Ask your students to bring magazines to class. After they have had time to look through them, ask the following questions:
- What types of bodies are most prevalent?
- Do ANY of the fashion layouts (as opposed to advertisements) have diverse body sizes? (While some product advertisers are beginning to use a few diverse sized models, virtually none of the fashion magazines do so, unless they are magazines targeted specifically toward a "larger" audience.)
- Do the models in the advertisements tell a true story of the natural diversity that exists in the real world with regard to body size and shape, ethnicity or age?
- These messages:
- Define for us what is "normal" and "desirable;"
- Can make people feel inadequate, imperfect and dissatisfied with their bodies;
- Can convince us that if we buy their product we will look like these models;
- Tell us that a woman's success has very little to do with her intelligence, competence, compassion or strength, but rather solely with her appearance. Messages such as these are not only untrue, but also damaging;
- What these messages don't tell us is that what is "desirable" is unattainable for most people;
- Many young women, dissatisfied with their appearance, turn to dieting, and even to eating disorders, in their attempt to become "normal," "acceptable," or "beautiful."
Being a Critical Viewer: How We Can Still Enjoy Magazines
All of this is not to say that advertisers are evil or that magazines do not contain very important, informative and entertaining articles. Certainly there is nothing wrong with wanting to be fashionable or with purchasing beauty products.
Advertisements can serve a useful purpose and there is nothing wrong with deciding to purchase a product based on the information in an advertisement. What is important is making sure that we are purchasing these products and supporting these advertisers by choice rather than by the manipulation of hidden tactics.
We can choose to purchase a particular type of shampoo for a number of different reasons (the brand is good for curly hair, the brand is good for brown hair, the commercial was funny, the bottle is cute, the brand is inexpensive); all of these reasons depend on personal preference.
What is not acceptable is to be manipulated into purchasing a particular brand because the advertisers of that brand tried to make us feel ugly, inferior, boring, stupid and unpopular — promising to help us become beautiful, perfect, exciting, brilliant and desirable simply by purchasing a bottle of shampoo.
How do we know the difference? By becoming a critical viewer of the media. Read and discuss tips for becoming a critical viewer of the media.
Students can read the second half at home, or use the information later when they are developing peer awareness materials.
Additional Assignments
- Journal Assignment:
A. Were you aware of some of the tactics that advertisers use? Which tactics surprised you? What values do these practices promote? Do you think that most people are aware of these tactics? What do you think would happen if people knew that models aren’t necessarily what they appear to be?
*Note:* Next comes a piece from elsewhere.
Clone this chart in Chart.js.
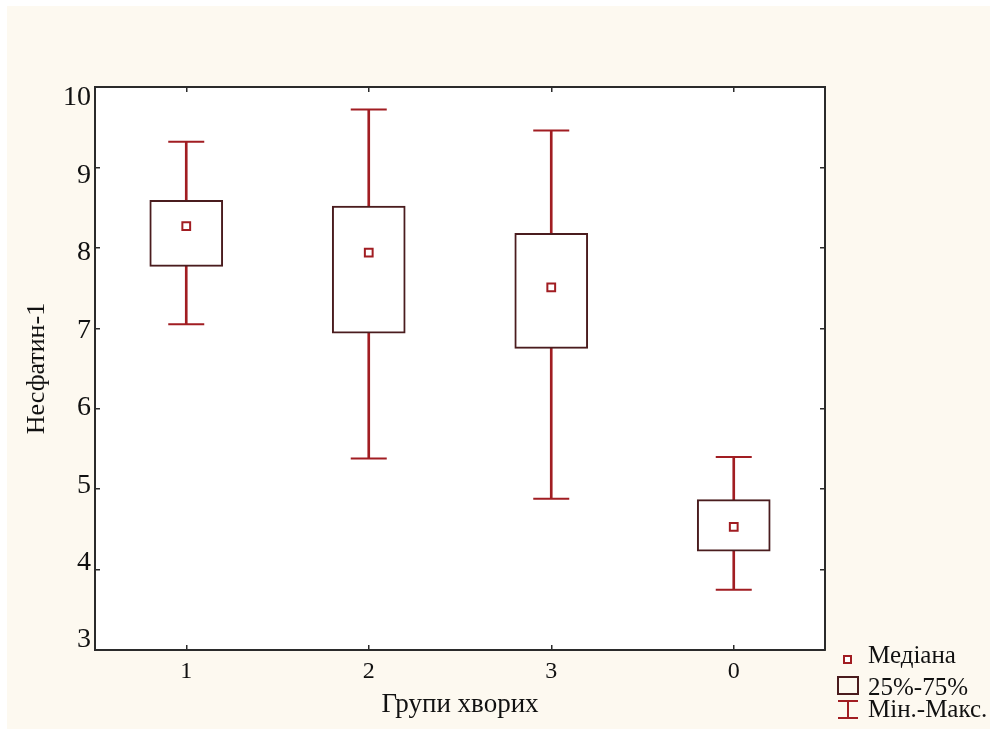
<!DOCTYPE html>
<html>
<head>
<meta charset="utf-8">
<script src="https://cdn.jsdelivr.net/npm/chart.js@4.4.1/dist/chart.umd.min.js"></script>
<style>
  html, body { margin: 0; padding: 0; background: #fff; }
  #wrap { position: relative; width: 990px; height: 729px; overflow: hidden; }
  #paper { position: absolute; left: 7px; top: 6px; right: 0; bottom: 0; background: #fdf9f0; }
  #c { position: absolute; left: 0; top: 0; }
</style>
</head>
<body>
<div id="wrap">
  <div id="paper"></div>
  <canvas id="c" width="990" height="729"></canvas>
</div>
<script>
// Box plot: Несфатин-1 по групах хворих (мін/25%/медіана/75%/макс)
const groups = ["1", "2", "3", "0"];
const minVals = [7.05, 5.38, 4.88, 3.75];
const q1Vals = [7.77, 6.94, 6.75, 4.23];
const medianVals = [8.27, 7.94, 7.51, 4.53];
const q3Vals = [8.59, 8.52, 8.18, 4.87];
const maxVals = [9.32, 9.72, 9.46, 5.40];

const yMin = 3;
const yMax = 10;
const yTickValues = [3, 4, 5, 6, 7, 8, 9, 10];
// у вихідному рисунку цифри осі Y стоять трохи не навпроти рисок,
// тому підписи несе окрема шкала з трохи ширшим діапазоном
const labelMin = 2.871;
const labelMax = 10.142;

const FONT = "Liberation Serif";
const RED = "#a11d22";
const BOX = "#4a1c1e";
const AXIS = "#2b2b2b";
const TEXT = "#111";

const fixedTicks = (scale) => {
  scale.ticks = yTickValues.map((v) => ({ value: v }));
};

const plotBackground = {
  id: "plotBackground",
  beforeDraw(chart) {
    const { ctx, chartArea: a } = chart;
    ctx.save();
    ctx.fillStyle = "#fff";
    ctx.fillRect(a.left, a.top, a.right - a.left, a.bottom - a.top);
    ctx.restore();
  },
};

// легенда як у Statistica: значок + підпис, праворуч від осі X
const boxLegend = {
  id: "boxLegend",
  afterDraw(chart) {
    const ctx = chart.ctx;
    ctx.save();
    ctx.lineWidth = 2;

    ctx.fillStyle = "#fff";
    ctx.strokeStyle = RED;
    ctx.fillRect(844, 656, 7, 7);
    ctx.strokeRect(844, 656, 7, 7);

    ctx.strokeStyle = BOX;
    ctx.strokeRect(838, 677, 20, 17);

    ctx.strokeStyle = RED;
    ctx.beginPath();
    ctx.moveTo(838, 701); ctx.lineTo(858, 701);
    ctx.moveTo(848, 701); ctx.lineTo(848, 718);
    ctx.moveTo(838, 718); ctx.lineTo(858, 718);
    ctx.stroke();

    ctx.fillStyle = TEXT;
    ctx.font = `25px "${FONT}"`;
    ctx.textBaseline = "alphabetic";
    ctx.textAlign = "left";
    ctx.fillText("Медіана", 868, 663);
    ctx.fillText("25%-75%", 868, 695);
    ctx.fillText("Мін.-Макс.", 868, 717);
    ctx.restore();
  },
};

new Chart(document.getElementById("c"), {
  type: "bar",
  data: {
    labels: groups,
    datasets: [
      {
        label: "25%-75%",
        data: groups.map((g, i) => [q1Vals[i], q3Vals[i]]),
        backgroundColor: "#fff",
        borderColor: BOX,
        borderWidth: 2,
        borderSkipped: false,
        barThickness: 73,
        grouped: false,
        order: 2,
      },
      {
        label: "Мін.-Макс.",
        data: groups.map((g, i) => [minVals[i], maxVals[i]]),
        backgroundColor: RED,
        borderWidth: 0,
        barThickness: 2,
        grouped: false,
        order: 3,
      },
      {
        type: "line",
        label: "Мін.",
        data: minVals,
        showLine: false,
        pointStyle: "line",
        pointRadius: 18,
        borderColor: RED,
        borderWidth: 2,
        order: 1,
      },
      {
        type: "line",
        label: "Макс.",
        data: maxVals,
        showLine: false,
        pointStyle: "line",
        pointRadius: 18,
        borderColor: RED,
        borderWidth: 2,
        order: 1,
      },
      {
        type: "line",
        label: "Медіана",
        data: medianVals,
        showLine: false,
        pointStyle: "rect",
        pointRadius: 5.5,
        backgroundColor: "#fff",
        borderColor: RED,
        borderWidth: 2,
        order: 0,
      },
    ],
  },
  options: {
    responsive: false,
    animation: false,
    events: [],
    layout: { padding: { top: 87, right: 165, bottom: 0, left: 0 } },
    plugins: { legend: { display: false }, tooltip: { enabled: false } },
    scales: {
      x: {
        type: "category",
        position: "bottom",
        offset: true,
        grid: { offset: false, drawOnChartArea: false, tickLength: -5, color: AXIS, lineWidth: 1.5 },
        border: { display: true, color: AXIS, width: 2 },
        ticks: { color: TEXT, font: { family: FONT, size: 24 }, padding: 12 },
        title: {
          display: true,
          text: "Групи хворих",
          color: TEXT,
          font: { family: FONT, size: 27 },
          padding: { top: 0, bottom: 8 },
        },
        afterFit: (s) => { s.height = 79; },
      },
      x2: {
        type: "category",
        labels: groups,
        position: "top",
        offset: true,
        grid: { offset: false, drawOnChartArea: false, tickLength: -5, color: AXIS, lineWidth: 1.5 },
        border: { display: true, color: AXIS, width: 2 },
        ticks: { display: false },
        afterFit: (s) => { s.height = 0; },
      },
      y: {
        type: "linear",
        position: "left",
        weight: 0,
        min: yMin,
        max: yMax,
        afterBuildTicks: fixedTicks,
        grid: { drawOnChartArea: false, tickLength: -5, color: AXIS, lineWidth: 1.5 },
        border: { display: true, color: AXIS, width: 2 },
        ticks: { display: false },
        afterFit: (s) => { s.width = 0; },
      },
      yLabels: {
        type: "linear",
        position: "left",
        weight: 1,
        min: labelMin,
        max: labelMax,
        afterBuildTicks: fixedTicks,
        grid: { display: false, drawTicks: false },
        border: { display: false },
        ticks: { color: TEXT, font: { family: FONT, size: 28 }, padding: 4 },
        title: {
          display: true,
          text: "Несфатин-1",
          color: TEXT,
          font: { family: FONT, size: 26 },
          padding: { top: 22, bottom: 0 },
        },
        afterFit: (s) => { s.width = 95; },
      },
      y2: {
        type: "linear",
        position: "right",
        min: yMin,
        max: yMax,
        afterBuildTicks: fixedTicks,
        grid: { drawOnChartArea: false, tickLength: -5, color: AXIS, lineWidth: 1.5 },
        border: { display: true, color: AXIS, width: 2 },
        ticks: { display: false },
        afterFit: (s) => { s.width = 0; },
      },
    },
  },
  plugins: [plotBackground, boxLegend],
});
</script>
</body>
</html>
B. Knowing this information, when you now look at advertisements, how do you feel about your own body? How do you feel about wanting or trying to look like these models, knowing that they are never naturally "perfect"?
C. What more responsible advertising tactics or images could advertisers use to promote their products?
- Have each student bring at least one sample of an advertisement that sends either a positive or negative message to consumers.
It is important to emphasize the positive aspect as well as the negative — having a voice doesn't always mean to complain. They should be sure to write the name of the magazine and the date of the issue on the ad (example: Seventeen magazine, July 2002). And be prepared to discuss the persuasive intent of the ad, the truth or realism of what is being shown, and what values are being imparted.